Collected data:
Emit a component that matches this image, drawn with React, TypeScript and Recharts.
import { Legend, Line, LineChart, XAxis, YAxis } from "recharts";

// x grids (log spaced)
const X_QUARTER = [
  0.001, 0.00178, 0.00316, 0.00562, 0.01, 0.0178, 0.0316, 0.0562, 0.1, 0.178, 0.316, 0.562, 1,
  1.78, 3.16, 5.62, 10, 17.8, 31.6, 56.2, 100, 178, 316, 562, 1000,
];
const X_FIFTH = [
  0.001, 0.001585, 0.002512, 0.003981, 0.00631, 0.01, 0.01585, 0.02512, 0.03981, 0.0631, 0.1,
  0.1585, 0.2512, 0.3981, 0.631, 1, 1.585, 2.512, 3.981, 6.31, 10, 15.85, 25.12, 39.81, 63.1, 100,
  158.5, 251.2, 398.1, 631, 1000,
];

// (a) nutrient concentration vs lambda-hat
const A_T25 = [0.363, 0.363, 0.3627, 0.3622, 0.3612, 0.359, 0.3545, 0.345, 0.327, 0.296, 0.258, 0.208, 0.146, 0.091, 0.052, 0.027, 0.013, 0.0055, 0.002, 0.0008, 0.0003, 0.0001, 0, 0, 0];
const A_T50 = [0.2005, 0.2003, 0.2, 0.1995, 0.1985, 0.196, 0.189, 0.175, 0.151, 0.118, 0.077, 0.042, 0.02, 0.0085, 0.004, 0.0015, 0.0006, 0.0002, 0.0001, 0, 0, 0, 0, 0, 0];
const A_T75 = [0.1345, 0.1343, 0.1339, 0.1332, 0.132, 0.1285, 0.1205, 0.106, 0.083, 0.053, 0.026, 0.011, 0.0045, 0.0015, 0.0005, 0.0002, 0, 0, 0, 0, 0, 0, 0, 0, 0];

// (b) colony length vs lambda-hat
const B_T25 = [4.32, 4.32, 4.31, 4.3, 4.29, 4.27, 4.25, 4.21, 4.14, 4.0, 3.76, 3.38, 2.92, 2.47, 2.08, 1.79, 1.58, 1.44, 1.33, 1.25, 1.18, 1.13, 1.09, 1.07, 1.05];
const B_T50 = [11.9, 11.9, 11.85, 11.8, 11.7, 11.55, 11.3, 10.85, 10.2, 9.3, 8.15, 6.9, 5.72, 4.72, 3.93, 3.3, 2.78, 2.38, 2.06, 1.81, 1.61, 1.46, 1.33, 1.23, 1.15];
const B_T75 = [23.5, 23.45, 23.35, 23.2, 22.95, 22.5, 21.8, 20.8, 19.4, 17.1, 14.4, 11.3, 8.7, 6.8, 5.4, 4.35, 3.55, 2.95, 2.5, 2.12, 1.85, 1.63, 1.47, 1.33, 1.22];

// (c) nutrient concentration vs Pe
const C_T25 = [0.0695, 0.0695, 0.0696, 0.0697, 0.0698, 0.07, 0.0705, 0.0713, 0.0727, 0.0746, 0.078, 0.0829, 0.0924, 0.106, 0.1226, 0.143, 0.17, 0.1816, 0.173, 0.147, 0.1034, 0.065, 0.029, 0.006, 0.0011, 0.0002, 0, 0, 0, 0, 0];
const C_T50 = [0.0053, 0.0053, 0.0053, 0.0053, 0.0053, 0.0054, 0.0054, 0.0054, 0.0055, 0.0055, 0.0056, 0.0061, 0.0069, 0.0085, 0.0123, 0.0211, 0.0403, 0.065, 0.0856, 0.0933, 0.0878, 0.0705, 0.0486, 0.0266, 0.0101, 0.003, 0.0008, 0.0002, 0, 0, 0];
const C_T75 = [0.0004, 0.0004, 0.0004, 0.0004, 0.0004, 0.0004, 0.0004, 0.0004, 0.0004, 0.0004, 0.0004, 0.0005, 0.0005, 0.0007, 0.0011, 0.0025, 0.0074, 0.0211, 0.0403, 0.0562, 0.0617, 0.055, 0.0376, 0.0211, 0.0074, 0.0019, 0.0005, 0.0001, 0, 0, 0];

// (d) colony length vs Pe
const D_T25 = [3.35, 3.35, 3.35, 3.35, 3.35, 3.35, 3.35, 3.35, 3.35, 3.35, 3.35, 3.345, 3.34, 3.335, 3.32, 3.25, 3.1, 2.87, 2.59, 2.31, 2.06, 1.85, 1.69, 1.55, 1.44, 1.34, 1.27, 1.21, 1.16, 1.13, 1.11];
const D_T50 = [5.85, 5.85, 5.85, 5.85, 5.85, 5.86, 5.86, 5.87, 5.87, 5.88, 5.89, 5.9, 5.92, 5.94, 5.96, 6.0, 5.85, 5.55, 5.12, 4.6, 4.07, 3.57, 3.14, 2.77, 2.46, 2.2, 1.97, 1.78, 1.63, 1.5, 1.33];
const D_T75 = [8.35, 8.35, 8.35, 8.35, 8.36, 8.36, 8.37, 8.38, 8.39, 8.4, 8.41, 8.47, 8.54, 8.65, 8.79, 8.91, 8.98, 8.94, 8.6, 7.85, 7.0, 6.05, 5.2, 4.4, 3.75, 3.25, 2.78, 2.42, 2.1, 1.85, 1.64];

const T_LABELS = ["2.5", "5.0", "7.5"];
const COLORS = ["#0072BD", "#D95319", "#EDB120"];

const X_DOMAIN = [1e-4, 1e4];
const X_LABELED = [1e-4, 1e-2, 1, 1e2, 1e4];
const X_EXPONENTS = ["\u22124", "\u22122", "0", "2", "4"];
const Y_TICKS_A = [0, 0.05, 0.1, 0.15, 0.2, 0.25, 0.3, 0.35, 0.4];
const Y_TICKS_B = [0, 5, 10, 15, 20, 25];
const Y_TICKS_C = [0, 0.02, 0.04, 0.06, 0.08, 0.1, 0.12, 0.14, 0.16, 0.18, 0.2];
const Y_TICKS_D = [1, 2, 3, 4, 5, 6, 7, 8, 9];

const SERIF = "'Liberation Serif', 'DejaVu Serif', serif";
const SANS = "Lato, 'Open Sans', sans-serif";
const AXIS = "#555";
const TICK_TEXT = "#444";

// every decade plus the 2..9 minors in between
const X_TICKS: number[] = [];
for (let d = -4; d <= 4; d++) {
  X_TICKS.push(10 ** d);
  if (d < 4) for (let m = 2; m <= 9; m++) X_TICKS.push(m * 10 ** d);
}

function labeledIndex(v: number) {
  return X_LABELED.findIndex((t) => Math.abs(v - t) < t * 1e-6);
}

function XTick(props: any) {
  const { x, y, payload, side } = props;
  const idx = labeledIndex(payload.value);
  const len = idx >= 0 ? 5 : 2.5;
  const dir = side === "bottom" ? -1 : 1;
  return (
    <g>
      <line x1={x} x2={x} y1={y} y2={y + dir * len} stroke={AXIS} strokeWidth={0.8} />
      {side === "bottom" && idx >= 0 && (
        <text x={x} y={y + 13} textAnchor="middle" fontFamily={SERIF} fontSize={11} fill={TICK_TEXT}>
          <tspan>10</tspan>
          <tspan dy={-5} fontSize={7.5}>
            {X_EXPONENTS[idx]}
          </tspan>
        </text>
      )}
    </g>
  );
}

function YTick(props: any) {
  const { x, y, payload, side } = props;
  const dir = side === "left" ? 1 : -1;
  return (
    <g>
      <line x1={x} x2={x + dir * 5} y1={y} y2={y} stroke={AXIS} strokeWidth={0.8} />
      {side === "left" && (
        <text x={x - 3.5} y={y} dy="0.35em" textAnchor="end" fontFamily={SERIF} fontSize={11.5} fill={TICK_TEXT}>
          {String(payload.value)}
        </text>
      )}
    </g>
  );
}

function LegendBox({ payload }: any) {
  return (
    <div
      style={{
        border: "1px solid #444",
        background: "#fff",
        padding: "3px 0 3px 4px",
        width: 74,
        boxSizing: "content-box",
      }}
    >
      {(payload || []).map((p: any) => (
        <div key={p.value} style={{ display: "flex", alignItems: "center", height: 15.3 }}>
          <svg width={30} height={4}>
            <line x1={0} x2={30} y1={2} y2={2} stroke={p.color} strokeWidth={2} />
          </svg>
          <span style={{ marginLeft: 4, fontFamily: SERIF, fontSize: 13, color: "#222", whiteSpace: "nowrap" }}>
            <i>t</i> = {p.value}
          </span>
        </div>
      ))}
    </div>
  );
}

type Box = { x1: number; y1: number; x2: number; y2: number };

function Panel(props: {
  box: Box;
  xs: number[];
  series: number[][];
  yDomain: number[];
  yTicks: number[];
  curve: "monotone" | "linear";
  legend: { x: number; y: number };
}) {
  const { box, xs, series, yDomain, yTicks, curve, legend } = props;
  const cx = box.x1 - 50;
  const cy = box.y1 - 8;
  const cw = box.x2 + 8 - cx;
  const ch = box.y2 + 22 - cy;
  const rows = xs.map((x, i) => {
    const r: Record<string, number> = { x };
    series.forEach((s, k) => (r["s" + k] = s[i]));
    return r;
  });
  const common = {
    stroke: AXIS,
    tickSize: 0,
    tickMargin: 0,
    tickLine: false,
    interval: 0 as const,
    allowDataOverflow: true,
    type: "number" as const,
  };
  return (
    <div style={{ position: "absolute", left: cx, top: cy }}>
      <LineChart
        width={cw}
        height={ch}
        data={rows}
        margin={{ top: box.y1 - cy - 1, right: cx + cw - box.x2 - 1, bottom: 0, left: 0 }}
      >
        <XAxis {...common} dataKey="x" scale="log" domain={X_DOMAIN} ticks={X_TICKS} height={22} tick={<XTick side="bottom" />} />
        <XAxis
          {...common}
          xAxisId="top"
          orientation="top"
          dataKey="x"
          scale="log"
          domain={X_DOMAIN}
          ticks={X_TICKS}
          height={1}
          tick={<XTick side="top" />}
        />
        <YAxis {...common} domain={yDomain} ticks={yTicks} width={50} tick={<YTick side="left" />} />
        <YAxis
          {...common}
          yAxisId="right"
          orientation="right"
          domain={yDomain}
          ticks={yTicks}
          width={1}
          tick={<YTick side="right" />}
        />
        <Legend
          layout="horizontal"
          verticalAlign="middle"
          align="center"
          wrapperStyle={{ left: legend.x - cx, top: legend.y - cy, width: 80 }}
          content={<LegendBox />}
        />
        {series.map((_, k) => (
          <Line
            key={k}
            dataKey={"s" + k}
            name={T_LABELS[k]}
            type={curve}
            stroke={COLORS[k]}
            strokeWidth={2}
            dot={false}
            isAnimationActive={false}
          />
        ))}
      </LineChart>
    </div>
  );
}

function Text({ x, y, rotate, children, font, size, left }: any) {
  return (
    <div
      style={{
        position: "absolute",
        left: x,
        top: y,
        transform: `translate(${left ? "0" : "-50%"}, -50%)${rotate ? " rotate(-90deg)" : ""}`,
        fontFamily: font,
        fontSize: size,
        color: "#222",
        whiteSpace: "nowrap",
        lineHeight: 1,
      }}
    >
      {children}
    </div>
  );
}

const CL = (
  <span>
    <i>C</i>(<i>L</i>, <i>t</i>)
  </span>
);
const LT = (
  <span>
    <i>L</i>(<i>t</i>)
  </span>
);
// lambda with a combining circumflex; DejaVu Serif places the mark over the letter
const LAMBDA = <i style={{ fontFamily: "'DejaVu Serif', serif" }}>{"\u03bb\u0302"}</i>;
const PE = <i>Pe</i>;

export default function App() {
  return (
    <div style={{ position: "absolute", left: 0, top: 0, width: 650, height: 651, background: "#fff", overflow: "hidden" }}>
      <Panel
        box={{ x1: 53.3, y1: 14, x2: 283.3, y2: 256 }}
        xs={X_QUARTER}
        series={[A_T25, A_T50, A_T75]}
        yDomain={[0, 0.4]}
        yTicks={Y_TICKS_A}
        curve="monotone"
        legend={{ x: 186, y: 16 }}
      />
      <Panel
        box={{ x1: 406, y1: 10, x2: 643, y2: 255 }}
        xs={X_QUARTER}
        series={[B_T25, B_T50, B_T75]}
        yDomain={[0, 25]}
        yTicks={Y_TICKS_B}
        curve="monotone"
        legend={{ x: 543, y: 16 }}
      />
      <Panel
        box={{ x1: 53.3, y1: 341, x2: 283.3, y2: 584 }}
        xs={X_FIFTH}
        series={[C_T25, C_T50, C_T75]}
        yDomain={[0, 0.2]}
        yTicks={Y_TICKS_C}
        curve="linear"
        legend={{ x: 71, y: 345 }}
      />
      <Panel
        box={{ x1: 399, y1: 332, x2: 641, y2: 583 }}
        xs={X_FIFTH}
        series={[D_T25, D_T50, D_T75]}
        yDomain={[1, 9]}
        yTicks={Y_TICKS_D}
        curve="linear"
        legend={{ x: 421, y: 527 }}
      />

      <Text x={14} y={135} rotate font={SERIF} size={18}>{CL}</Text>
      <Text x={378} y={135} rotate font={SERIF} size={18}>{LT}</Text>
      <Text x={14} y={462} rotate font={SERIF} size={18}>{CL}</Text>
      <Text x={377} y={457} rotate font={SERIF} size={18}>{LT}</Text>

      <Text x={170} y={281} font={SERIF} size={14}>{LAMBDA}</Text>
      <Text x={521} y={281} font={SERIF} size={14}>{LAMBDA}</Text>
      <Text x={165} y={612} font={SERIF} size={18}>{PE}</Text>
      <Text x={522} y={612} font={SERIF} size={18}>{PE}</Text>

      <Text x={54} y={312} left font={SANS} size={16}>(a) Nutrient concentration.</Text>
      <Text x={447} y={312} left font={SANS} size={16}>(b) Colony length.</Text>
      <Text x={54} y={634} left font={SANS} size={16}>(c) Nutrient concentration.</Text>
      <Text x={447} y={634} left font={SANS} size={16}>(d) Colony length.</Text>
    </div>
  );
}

What is expected: Write out exactly, please, the lines beginning at the start of the material and ending with the line that holds "LineChart, XAxis, YAxis", both included.

Exercise result:
Emit a component that matches this image, drawn with React, TypeScript and Recharts.
import { Legend, Line, LineChart, XAxis, YAxis } from "recharts";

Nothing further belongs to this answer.